I have certainly enjoyed and appreciated having you as members of Rehoboth Homestead this year.  In the past I haven’t thought about the next year until January, but this year we have new members signing up now, so I do have our 2012 program ready.  The biggest change is that we will offer a pickup point at a members home in the City of Plattsburgh on Thursday afternoons.  Next biggest change is that small shares will be about half the size of full shares, but instead of five items, will be smaller amounts of more things.  Some portions will be the same for full and large shares – a bag of salad mix, bunch of beets, etc, but instead of two heads of lettuce OR two large sweet onions, small shares may get one head of lettuce AND one onion, etc.

I will welcome deposits beginning now for next year.  I hope you will be back with us next year, and that you will help us reach new members by sharing our CSA brochure 2012 with friends and co-workers.
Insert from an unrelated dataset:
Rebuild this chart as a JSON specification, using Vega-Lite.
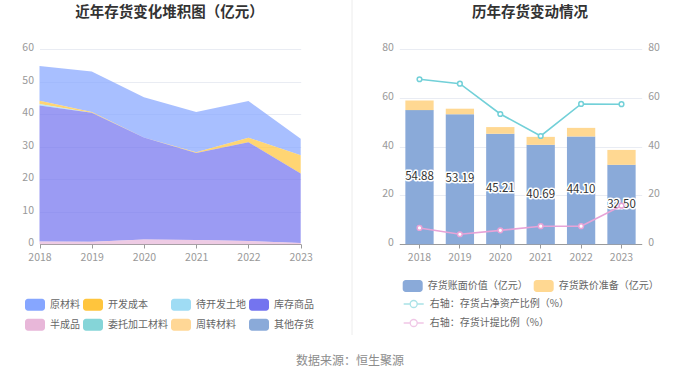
{
  "$schema": "https://vega.github.io/schema/vega-lite/v6.json",
  "width": 700,
  "height": 378,
  "autosize": "none",
  "padding": 0,
  "background": "white",
  "config": {
    "font": "Noto Sans CJK SC",
    "view": {"stroke": null},
    "axis": {"labelFont": "Noto Sans CJK SC", "labelColor": "#999999", "labelFontSize": 10.5, "titleFont": "Noto Sans CJK SC"},
    "legend": {"labelFont": "Noto Sans CJK SC", "labelColor": "#666666", "labelFontSize": 10}
  },
  "title": {"text": "数据来源：恒生聚源", "orient": "bottom", "anchor": "middle", "frame": "group", "offset": -22, "fontSize": 12, "fontWeight": "normal", "color": "#8c8c8c"},
  "datasets": {
    "areas": [
      {"year": "2018", "type": "原材料", "value": 10.68},
      {"year": "2019", "type": "原材料", "value": 12.49},
      {"year": "2020", "type": "原材料", "value": 12.31},
      {"year": "2021", "type": "原材料", "value": 12.39},
      {"year": "2022", "type": "原材料", "value": 11.30},
      {"year": "2023", "type": "原材料", "value": 5.10},
      {"year": "2018", "type": "开发成本", "value": 1.0},
      {"year": "2019", "type": "开发成本", "value": 0.2},
      {"year": "2020", "type": "开发成本", "value": 0},
      {"year": "2021", "type": "开发成本", "value": 0.2},
      {"year": "2022", "type": "开发成本", "value": 1.4},
      {"year": "2023", "type": "开发成本", "value": 5.6},
      {"year": "2018", "type": "待开发土地", "value": 0.5},
      {"year": "2019", "type": "待开发土地", "value": 0},
      {"year": "2020", "type": "待开发土地", "value": 0},
      {"year": "2021", "type": "待开发土地", "value": 0},
      {"year": "2022", "type": "待开发土地", "value": 0},
      {"year": "2023", "type": "待开发土地", "value": 0},
      {"year": "2018", "type": "库存商品", "value": 41.8},
      {"year": "2019", "type": "库存商品", "value": 39.7},
      {"year": "2020", "type": "库存商品", "value": 31.4},
      {"year": "2021", "type": "库存商品", "value": 26.8},
      {"year": "2022", "type": "库存商品", "value": 30.4},
      {"year": "2023", "type": "库存商品", "value": 21.4},
      {"year": "2018", "type": "半成品", "value": 0.9},
      {"year": "2019", "type": "半成品", "value": 0.8},
      {"year": "2020", "type": "半成品", "value": 1.5},
      {"year": "2021", "type": "半成品", "value": 1.3},
      {"year": "2022", "type": "半成品", "value": 1.0},
      {"year": "2023", "type": "半成品", "value": 0.4}
    ],
    "bars": [
      {"year": "2018", "series": "存货账面价值（亿元）", "value": 54.88},
      {"year": "2019", "series": "存货账面价值（亿元）", "value": 53.19},
      {"year": "2020", "series": "存货账面价值（亿元）", "value": 45.21},
      {"year": "2021", "series": "存货账面价值（亿元）", "value": 40.69},
      {"year": "2022", "series": "存货账面价值（亿元）", "value": 44.10},
      {"year": "2023", "series": "存货账面价值（亿元）", "value": 32.50},
      {"year": "2018", "series": "存货跌价准备（亿元）", "value": 3.94},
      {"year": "2019", "series": "存货跌价准备（亿元）", "value": 2.27},
      {"year": "2020", "series": "存货跌价准备（亿元）", "value": 2.73},
      {"year": "2021", "series": "存货跌价准备（亿元）", "value": 3.25},
      {"year": "2022", "series": "存货跌价准备（亿元）", "value": 3.52},
      {"year": "2023", "series": "存货跌价准备（亿元）", "value": 6.10}
    ],
    "lines": [
      {"year": "2018", "series": "右轴：存货占净资产比例（%）", "value": 67.5},
      {"year": "2019", "series": "右轴：存货占净资产比例（%）", "value": 65.7},
      {"year": "2020", "series": "右轴：存货占净资产比例（%）", "value": 53.3},
      {"year": "2021", "series": "右轴：存货占净资产比例（%）", "value": 44.3},
      {"year": "2022", "series": "右轴：存货占净资产比例（%）", "value": 57.4},
      {"year": "2023", "series": "右轴：存货占净资产比例（%）", "value": 57.3},
      {"year": "2018", "series": "右轴：存货计提比例（%）", "value": 6.7},
      {"year": "2019", "series": "右轴：存货计提比例（%）", "value": 4.1},
      {"year": "2020", "series": "右轴：存货计提比例（%）", "value": 5.7},
      {"year": "2021", "series": "右轴：存货计提比例（%）", "value": 7.4},
      {"year": "2022", "series": "右轴：存货计提比例（%）", "value": 7.4},
      {"year": "2023", "series": "右轴：存货计提比例（%）", "value": 15.8}
    ]
  },
  "layer": [
    {
      "data": {"name": "areas"},
      "transform": [{"window": [{"op": "row_number", "as": "rank"}], "groupby": ["year"]}],
      "mark": {"type": "area", "opacity": 0.72, "interpolate": "linear"},
      "encoding": {
        "x": {
          "field": "year", "type": "ordinal",
          "scale": {"type": "point", "range": [39.5, 300.7], "padding": 0},
          "axis": {"orient": "bottom", "offset": -134, "labelAngle": 0, "tickSize": 4, "labelPadding": 4, "domainColor": "#9a9a9a", "tickColor": "#9a9a9a", "grid": false,
            "title": "近年存货变化堆积图（亿元）", "titleX": 169, "titleY": -232, "titleAlign": "center", "titleBaseline": "middle", "titleFontSize": 14.5, "titleFontWeight": "bold", "titleColor": "#333333"}
        },
        "y": {
          "field": "value", "type": "quantitative", "stack": "zero",
          "scale": {"domain": [0, 60], "range": [244.3, 49.3], "nice": false},
          "axis": {"orient": "left", "offset": -39.5, "values": [0, 10, 20, 30, 40, 50, 60], "title": null, "domain": false, "ticks": false, "labelPadding": 6, "labelOffset": -1.5, "grid": true, "gridColor": "#e9ecf3"}
        },
        "order": {"field": "rank", "type": "quantitative", "sort": "descending"},
        "color": {
          "field": "type", "type": "nominal",
          "scale": {"domain": ["原材料", "开发成本", "待开发土地", "库存商品", "半成品", "委托加工材料", "周转材料", "其他存货"],
                    "range": ["#86a6ff", "#ffc53d", "#9fdcf4", "#7474ef", "#e8b7d9", "#85d5d8", "#ffd796", "#8aaad9"]},
          "legend": {"orient": "none", "legendX": 25, "legendY": 294.7, "direction": "horizontal", "columns": 4, "title": null,
                     "symbolType": "M-0.7,-0.6H0.7A0.3,0.3,0,0,1,1,-0.3V0.3A0.3,0.3,0,0,1,0.7,0.6H-0.7A0.3,0.3,0,0,1,-1,0.3V-0.3A0.3,0.3,0,0,1,-0.7,-0.6Z",
                     "symbolSize": 400, "symbolStrokeWidth": 0, "symbolOpacity": 1, "columnPadding": 3, "rowPadding": 4, "labelOffset": 5}
        }
      }
    },
    {
      "data": {"name": "bars"},
      "transform": [{"window": [{"op": "row_number", "as": "rank"}], "groupby": ["year"]}],
      "mark": {"type": "bar"},
      "encoding": {
        "x": {
          "field": "year", "type": "ordinal",
          "scale": {"type": "band", "range": [399.3, 641.7], "paddingInner": 0.3, "paddingOuter": 0.15},
          "axis": {"orient": "bottom", "offset": -134, "labelAngle": 0, "tickSize": 4, "labelPadding": 4, "domainColor": "#9a9a9a", "tickColor": "#9a9a9a", "grid": false,
            "title": "历年存货变动情况", "titleX": 529.5, "titleY": -232, "titleAlign": "center", "titleBaseline": "middle", "titleFontSize": 14.5, "titleFontWeight": "bold", "titleColor": "#333333"}
        },
        "y": {
          "field": "value", "type": "quantitative", "stack": "zero",
          "scale": {"domain": [0, 80], "range": [244.3, 48.7], "nice": false},
          "axis": {"orient": "left", "offset": -399.3, "values": [0, 20, 40, 60, 80], "title": null, "domain": false, "ticks": false, "labelPadding": 6, "labelOffset": -1.5, "grid": true, "gridColor": "#e9ecf3"}
        },
        "order": {"field": "rank", "type": "quantitative", "sort": "ascending"},
        "color": {
          "field": "series", "type": "nominal",
          "scale": {"domain": ["存货账面价值（亿元）", "存货跌价准备（亿元）"], "range": ["#8aaad9", "#ffd892"]},
          "legend": {"orient": "none", "legendX": 402.7, "legendY": 276, "direction": "horizontal", "columns": 2, "title": null,
                     "symbolType": "M-0.7,-0.6H0.7A0.3,0.3,0,0,1,1,-0.3V0.3A0.3,0.3,0,0,1,0.7,0.6H-0.7A0.3,0.3,0,0,1,-1,0.3V-0.3A0.3,0.3,0,0,1,-0.7,-0.6Z",
                     "symbolSize": 400, "symbolStrokeWidth": 0, "symbolOpacity": 1, "columnPadding": 6, "labelOffset": 5}
        }
      }
    },
    {
      "data": {"name": "bars"},
      "transform": [{"filter": "datum.series === '存货账面价值（亿元）'"}],
      "encoding": {
        "x": {"field": "year", "type": "ordinal", "scale": {"type": "band", "range": [399.3, 641.7], "paddingInner": 0.3, "paddingOuter": 0.15}, "axis": null},
        "y": {"field": "value", "type": "quantitative", "scale": {"domain": [0, 80], "range": [244.3, 146.5], "nice": false}, "axis": null},
        "text": {"field": "value", "type": "quantitative", "format": ".2f"}
      },
      "layer": [
        {"mark": {"type": "text", "fontSize": 11.5, "stroke": "white", "strokeWidth": 3, "strokeJoin": "round", "fill": "white", "baseline": "middle"}},
        {"mark": {"type": "text", "fontSize": 11.5, "fill": "#333333", "baseline": "middle"}}
      ]
    },
    {
      "data": {"name": "lines"},
      "encoding": {
        "x": {"field": "year", "type": "ordinal", "scale": {"type": "band", "range": [399.3, 641.7], "paddingInner": 0.3, "paddingOuter": 0.15}, "axis": null},
        "y": {
          "field": "value", "type": "quantitative",
          "scale": {"domain": [0, 80], "range": [244.3, 48.7], "nice": false},
          "axis": {"orient": "right", "offset": -58.3, "values": [0, 20, 40, 60, 80], "title": null, "domain": false, "ticks": false, "labelPadding": 6, "labelOffset": -1.5, "grid": false}
        },
        "color": {
          "field": "series", "type": "nominal",
          "scale": {"domain": ["右轴：存货占净资产比例（%）", "右轴：存货计提比例（%）"], "range": ["#72d0d8", "#e7a3d7"]},
          "legend": {"orient": "none", "legendX": 402.7, "legendY": 293, "direction": "vertical", "columns": 1, "title": null,
                     "symbolType": "M-1,0H-0.35M0.35,0H1M0.35,0A0.35,0.35,0,1,1,-0.35,0A0.35,0.35,0,1,1,0.35,0Z",
                     "symbolSize": 400, "symbolStrokeWidth": 1.3, "symbolFillColor": "white", "symbolOpacity": 0.6, "rowPadding": 1, "labelOffset": 5}
        }
      },
      "layer": [
        {"mark": {"type": "line", "strokeWidth": 1.6}},
        {"mark": {"type": "point", "filled": false, "fill": "white", "size": 22, "strokeWidth": 1.5, "opacity": 1}}
      ]
    },
    {
      "data": {"values": [{"divider": 1}]},
      "mark": {"type": "rule", "color": "#ececec", "strokeWidth": 1},
      "encoding": {
        "x": {"datum": 1, "type": "quantitative", "scale": {"domain": [0, 2], "range": [0, 704]}, "axis": null},
        "y": {"datum": 0, "type": "quantitative", "scale": {"domain": [0, 1], "range": [335, 0]}, "axis": null},
        "y2": {"datum": 1}
      }
    }
  ],
  "resolve": {
    "scale": {"x": "independent", "y": "independent", "color": "independent"},
    "axis": {"x": "independent", "y": "independent"},
    "legend": {"color": "independent"}
  }
}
Thank you.

Only one more week?

I must be getting ancient – time has really flown by this summer and fall.

New this week – white sweet potatoes!  I planted 100 slips as an experiment (and 800 of the red slips).  Both varieties did well.

the black and blue strip in bottom left is one-inch wide drip tape, for size perspective.

 

 

 

This is a really nice clump – one plant – of the orange sweet potatoes.

 

 

 

 

 

 

 

 

 

And a beautiful clump of the white O’Henry sweet potatoes!

 

 

 

 

 

 

 

Unfortunately, the mice and moles love sweet potatoes (and carrots and beets).  As we move into the fall harvest of beets and carrots, it is a race between the plants growing big enough to harvest and the rodents eating them as they strive to fatten up for winter.

At least with the sweet potatoes we can trim off the eaten areas and a new protective skin will usually form.  When you see what looks like a smooth knife cut, know that this potato was tested and approved by furries.

We are also starting to dig leeks, so you will have them this week. Our main use is potato-leek soup:  about equal parts leeks and potatoes in stock or water.  Lots of salt and pepper, maybe some hot pepper.  We use a stick blender after the potatoes are tender to puree it.

Today was a wake up call to it is actually mid-October. It was kind of “raw” this afternoon.  I did bring in beets and leeks to clean in the morning. Last thing I brought up were cabbages.  Most of these are around 6 lbs, so will be worth 2 points. They are great for lacto-fermented sauerkraut.

I hadn’t been in the garden since Friday.  I was pleasantly surprised when I went down this morning and saw sunflowers – lots and lots of sunflowers.

I planted a row late, hoping they would make it.  On some things, we push the season envelope, figuring if we get a crop 2 years out of 3 we are ahead.  I was thinking these sunflowers might just stay as buds until they froze, but not so!  Lots of sunflowers tomorrow.  There are a few buds left but this is pretty much the last of the sunflowers, so enjoy.

For some reason I am really sleepy this evening so am trying to think what else to expect tomorrow. I pulled but Golden and Chiogga (candystripe) beets, will pull more carrots tomorrow, as well as cut salad mix and lettuce, chard and kale, broccoli, and whatever else I am not thinking of now but find out there tomorrow.  From storage – several types of potatoes, orange and white sweet potatoes, red and yellow onions, garlic, and winter squash.

I have been taking a few photos so look below this post for others since last week.

As last week, Thursday folks have the option of picking up at the farm or at the Plattsburgh Winter Farmers Market.  Please let me know which, again, since some may change their mind this week.  I will only pack shares for those who say they are coming here, and will expect all others to come to the Farmers Market.

Have a great day and week.

 

 

 

 

 

 

 

Garden looks pretty good.

Took a couple shots this morning:

The south field.  Bottom to top: strawberry plants for next June, salad mix, broccoli,younger  broccoli and cabbage/etc plants, kales, brussels sprouts.  Leeks at the top don’t show.

 

 

 

The north field from the bottom:  baby lettuces, onion seedlings for early onions next year, salad mixes, chard,  fading zinnias, triticale and pea cover crop, carrots and beets, lettuce, white hoops over tomato plants, behind them are herbs, flowers, sunflowers.